Injective: \(f(a) = f(b) \Rightarrow a = b\)     M1

\((a - 1)(a + 2) = (b - 1)(b + 2)\)

\({a^2} + a = {b^2} + b\)

solving for \(a\) by completing the square, or the quadratic formula,     A1

\(a = b\)

surjective: for all \(y \in {\mathbb{R}^ + }\) there exists \(x \in \left] {1,{\text{ }}\infty } \right[\) such that \(f(x) = y\)

solving \(y = {x^2} + x - 2\) for x, \(x = \frac{{\sqrt {4y + 9}  - 1}}{2}\). For all positive real \(y\), the minimum value for \(\sqrt {4y + 9} \) is \(3\). Hence, \(x \geqslant 1\)     R1

since \(f\) is both injective and surjective, \(f\) is bijective.     AG

Method 3

\(f\) is bijective if and only if \(f\) has an inverse     (M1)

solving \(y = {x^2} + x - 2\) for \(x,{\text{ }}x = \frac{{\sqrt {4y + 9}  - 1}}{2}\).

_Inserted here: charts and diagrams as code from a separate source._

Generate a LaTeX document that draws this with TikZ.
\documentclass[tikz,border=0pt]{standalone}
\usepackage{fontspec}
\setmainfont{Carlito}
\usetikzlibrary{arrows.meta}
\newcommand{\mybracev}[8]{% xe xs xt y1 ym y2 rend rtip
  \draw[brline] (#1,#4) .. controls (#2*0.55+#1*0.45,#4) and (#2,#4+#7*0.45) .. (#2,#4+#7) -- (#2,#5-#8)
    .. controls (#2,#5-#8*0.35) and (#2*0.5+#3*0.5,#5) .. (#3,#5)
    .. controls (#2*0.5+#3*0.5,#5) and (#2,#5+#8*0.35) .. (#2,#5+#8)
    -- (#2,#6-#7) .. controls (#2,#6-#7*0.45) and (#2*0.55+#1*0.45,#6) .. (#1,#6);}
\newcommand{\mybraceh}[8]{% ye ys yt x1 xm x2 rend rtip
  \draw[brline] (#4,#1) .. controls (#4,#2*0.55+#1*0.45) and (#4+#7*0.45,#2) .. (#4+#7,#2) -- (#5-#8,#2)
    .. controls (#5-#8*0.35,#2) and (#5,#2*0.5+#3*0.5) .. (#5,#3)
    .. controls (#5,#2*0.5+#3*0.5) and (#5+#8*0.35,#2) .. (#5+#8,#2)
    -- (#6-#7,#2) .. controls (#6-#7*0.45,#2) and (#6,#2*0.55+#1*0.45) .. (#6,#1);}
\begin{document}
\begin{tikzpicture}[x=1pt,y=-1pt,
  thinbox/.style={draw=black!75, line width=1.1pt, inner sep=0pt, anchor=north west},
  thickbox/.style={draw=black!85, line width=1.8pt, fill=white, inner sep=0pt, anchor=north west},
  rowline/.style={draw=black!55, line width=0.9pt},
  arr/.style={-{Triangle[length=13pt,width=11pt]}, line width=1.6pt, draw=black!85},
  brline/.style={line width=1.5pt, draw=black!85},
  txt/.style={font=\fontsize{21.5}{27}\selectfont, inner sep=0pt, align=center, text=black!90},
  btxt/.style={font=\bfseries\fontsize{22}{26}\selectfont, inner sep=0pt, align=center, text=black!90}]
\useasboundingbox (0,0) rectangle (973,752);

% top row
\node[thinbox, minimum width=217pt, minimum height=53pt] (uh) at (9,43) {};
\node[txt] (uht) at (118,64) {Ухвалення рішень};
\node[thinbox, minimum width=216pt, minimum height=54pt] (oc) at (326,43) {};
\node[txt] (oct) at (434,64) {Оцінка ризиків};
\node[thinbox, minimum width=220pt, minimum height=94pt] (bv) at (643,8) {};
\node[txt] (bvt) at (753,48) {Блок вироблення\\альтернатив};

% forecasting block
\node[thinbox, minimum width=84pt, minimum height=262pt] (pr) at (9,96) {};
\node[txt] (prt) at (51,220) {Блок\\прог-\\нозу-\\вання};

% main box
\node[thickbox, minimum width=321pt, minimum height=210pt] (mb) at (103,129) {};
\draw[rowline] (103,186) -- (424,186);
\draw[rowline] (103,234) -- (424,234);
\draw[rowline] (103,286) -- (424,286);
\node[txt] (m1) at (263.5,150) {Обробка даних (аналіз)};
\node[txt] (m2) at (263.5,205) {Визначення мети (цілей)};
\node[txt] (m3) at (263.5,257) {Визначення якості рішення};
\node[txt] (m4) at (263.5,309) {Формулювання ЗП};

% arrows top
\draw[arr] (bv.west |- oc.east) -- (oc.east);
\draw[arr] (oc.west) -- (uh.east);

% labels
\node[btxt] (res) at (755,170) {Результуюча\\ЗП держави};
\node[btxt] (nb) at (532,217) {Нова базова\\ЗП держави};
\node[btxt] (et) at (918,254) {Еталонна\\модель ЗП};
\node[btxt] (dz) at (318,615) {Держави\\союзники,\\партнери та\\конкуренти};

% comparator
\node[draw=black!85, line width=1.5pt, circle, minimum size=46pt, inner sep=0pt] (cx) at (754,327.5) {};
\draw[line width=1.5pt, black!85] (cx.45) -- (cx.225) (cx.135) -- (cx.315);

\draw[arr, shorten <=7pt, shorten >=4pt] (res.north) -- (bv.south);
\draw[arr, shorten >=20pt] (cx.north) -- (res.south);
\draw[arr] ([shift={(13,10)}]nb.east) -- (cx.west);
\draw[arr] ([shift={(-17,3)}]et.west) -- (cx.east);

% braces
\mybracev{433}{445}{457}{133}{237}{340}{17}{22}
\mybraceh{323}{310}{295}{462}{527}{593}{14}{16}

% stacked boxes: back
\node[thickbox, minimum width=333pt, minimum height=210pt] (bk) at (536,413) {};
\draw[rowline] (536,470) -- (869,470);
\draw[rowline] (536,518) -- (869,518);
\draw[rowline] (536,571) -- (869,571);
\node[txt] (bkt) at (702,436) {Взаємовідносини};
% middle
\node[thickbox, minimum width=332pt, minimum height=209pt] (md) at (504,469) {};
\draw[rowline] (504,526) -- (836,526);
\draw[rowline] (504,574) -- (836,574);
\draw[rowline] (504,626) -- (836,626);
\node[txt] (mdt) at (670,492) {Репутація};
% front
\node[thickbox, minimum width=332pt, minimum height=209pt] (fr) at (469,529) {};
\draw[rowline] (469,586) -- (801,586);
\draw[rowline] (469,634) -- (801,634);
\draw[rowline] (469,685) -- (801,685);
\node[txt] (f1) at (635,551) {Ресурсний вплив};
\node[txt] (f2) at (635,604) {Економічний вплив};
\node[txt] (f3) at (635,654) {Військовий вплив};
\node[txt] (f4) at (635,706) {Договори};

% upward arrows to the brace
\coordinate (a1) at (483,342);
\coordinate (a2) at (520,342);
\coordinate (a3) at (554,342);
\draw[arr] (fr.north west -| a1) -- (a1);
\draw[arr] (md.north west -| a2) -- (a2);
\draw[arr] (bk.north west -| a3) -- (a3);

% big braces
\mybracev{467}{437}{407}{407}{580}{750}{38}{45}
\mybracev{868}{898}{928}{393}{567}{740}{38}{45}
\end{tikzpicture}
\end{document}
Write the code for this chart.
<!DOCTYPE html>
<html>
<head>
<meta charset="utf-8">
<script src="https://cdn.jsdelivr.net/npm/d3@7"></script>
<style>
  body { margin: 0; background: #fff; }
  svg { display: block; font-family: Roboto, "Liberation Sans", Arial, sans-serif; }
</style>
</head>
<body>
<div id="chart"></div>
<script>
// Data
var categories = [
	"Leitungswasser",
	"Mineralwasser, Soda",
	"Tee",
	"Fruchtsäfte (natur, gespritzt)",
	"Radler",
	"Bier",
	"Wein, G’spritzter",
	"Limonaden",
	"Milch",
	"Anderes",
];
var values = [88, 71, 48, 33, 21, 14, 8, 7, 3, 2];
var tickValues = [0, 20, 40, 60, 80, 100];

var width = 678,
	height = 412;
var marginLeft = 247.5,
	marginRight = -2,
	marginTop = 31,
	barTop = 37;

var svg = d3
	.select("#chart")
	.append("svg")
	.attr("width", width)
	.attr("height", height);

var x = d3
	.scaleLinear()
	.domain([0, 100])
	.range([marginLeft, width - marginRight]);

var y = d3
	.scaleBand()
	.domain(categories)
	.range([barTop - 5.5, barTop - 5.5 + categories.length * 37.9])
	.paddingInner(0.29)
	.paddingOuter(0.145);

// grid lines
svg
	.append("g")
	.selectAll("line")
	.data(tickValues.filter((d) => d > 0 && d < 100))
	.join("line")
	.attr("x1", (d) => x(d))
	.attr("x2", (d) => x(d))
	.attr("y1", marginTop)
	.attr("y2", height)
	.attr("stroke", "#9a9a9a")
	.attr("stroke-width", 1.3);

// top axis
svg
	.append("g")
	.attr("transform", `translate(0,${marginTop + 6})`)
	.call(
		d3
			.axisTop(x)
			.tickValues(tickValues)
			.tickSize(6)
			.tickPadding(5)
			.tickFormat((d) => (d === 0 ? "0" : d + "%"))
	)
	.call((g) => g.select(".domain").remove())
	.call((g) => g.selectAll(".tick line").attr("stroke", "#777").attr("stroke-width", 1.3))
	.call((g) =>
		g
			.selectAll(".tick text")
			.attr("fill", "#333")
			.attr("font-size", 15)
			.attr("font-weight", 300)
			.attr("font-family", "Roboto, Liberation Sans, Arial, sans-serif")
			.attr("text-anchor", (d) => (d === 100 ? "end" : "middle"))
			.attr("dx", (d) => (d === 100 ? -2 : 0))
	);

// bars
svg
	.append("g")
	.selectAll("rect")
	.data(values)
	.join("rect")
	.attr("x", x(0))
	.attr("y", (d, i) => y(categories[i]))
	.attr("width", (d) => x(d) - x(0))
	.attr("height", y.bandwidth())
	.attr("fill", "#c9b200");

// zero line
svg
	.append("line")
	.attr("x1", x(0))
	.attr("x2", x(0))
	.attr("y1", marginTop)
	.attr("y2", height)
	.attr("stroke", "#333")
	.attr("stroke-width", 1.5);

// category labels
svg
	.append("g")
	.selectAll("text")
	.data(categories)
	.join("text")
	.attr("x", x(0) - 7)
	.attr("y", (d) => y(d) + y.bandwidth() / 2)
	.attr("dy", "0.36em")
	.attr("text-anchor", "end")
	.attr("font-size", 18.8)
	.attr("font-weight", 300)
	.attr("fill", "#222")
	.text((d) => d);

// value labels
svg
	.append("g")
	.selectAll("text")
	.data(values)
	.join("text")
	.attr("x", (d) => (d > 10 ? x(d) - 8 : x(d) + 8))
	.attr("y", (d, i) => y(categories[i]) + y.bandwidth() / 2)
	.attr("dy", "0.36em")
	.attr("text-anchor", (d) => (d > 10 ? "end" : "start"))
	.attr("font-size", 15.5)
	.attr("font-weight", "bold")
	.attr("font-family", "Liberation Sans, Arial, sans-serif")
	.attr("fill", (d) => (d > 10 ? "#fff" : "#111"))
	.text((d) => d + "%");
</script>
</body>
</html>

For all positive real \(y\), the minimum value for \(\sqrt {4y + 9} \) is \(3\). Hence, \(x \geqslant 1\)     R1

\({f^{ - 1}}(x) = \frac{{\sqrt {4x + 9}  - 1}}{2}\)     R1

\(f\) has an inverse, hence \(f\) is bijective     AG

[3 marks]

(b)     (i)     attempt to find counterexample     (M1)

eg \(g(x,{\text{ }}y) = g(y,{\text{ }}x),{\text{ }}x \ne y\)     A1

g is not injective     R1

(ii)     \( - 1 \leqslant \sin (x + y) \leqslant 1\)     (M1)

range of \(g\) is \(\left[ { - 1,{\text{ 1}}} \right] \times \mathbb{R} \ne \mathbb{R} \times \mathbb{R}\)     A1

\(g\) is not surjective     R1

[6 marks]

(c)     let \(h(x,{\text{ }}y) = (u,{\text{ }}v)\)

then \(u = x + 3y\)

\(v = 2x + y\)     (M1)

solving simultaneous equations     (M1)

eg \(\left( \begin{array}{l}x\\y\end{array} \right) = {\left( {\begin{array}{*{20}{c}}1&3\\2&1\end{array}} \right)^{ - 1}}\left( \begin{array}{l}u\\v\end{array} \right) \Rightarrow \left( \begin{array}{l}x\\y\end{array} \right) =  - \frac{1}{5}\left( {\begin{array}{*{20}{c}}1&{ - 3}\\{ - 2}&1\end{array}} \right)\left( \begin{array}{l}u\\v\end{array} \right)\)

\(x = \frac{{ - u + 3v}}{5}y = \frac{{2u - v}}{5}\)     A1

hence \({h^{ - 1}}(x,{\text{ }}y) = \left( {\frac{{ - x + 3y}}{5},{\text{ }}\frac{{2x - y}}{5}} \right)\)     A1

as this expression is defined for any values of \((x,{\text{ }}y) \in \mathbb{R} \times \mathbb{R}\)     R1

the inverse of \(h\) exists     AG

[5 marks] 

For part (a), given the command term ‘show that’ and the number of marks for this part, the best approach is a graphical one, i.e., an informal approach. Many candidates chose an algebraic approach and generally made correct statements for injective and surjective. However, they often did not follow through with the necessary algebraic manipulation to make a valid conclusion. In part (b), many candidates were not able to provide valid counter-examples. In part (c) It was obvious that quite a few candidates had not seen this type of function before. Those that were able to find the inverse generally did not justify their result, and hence could not earn the final R mark.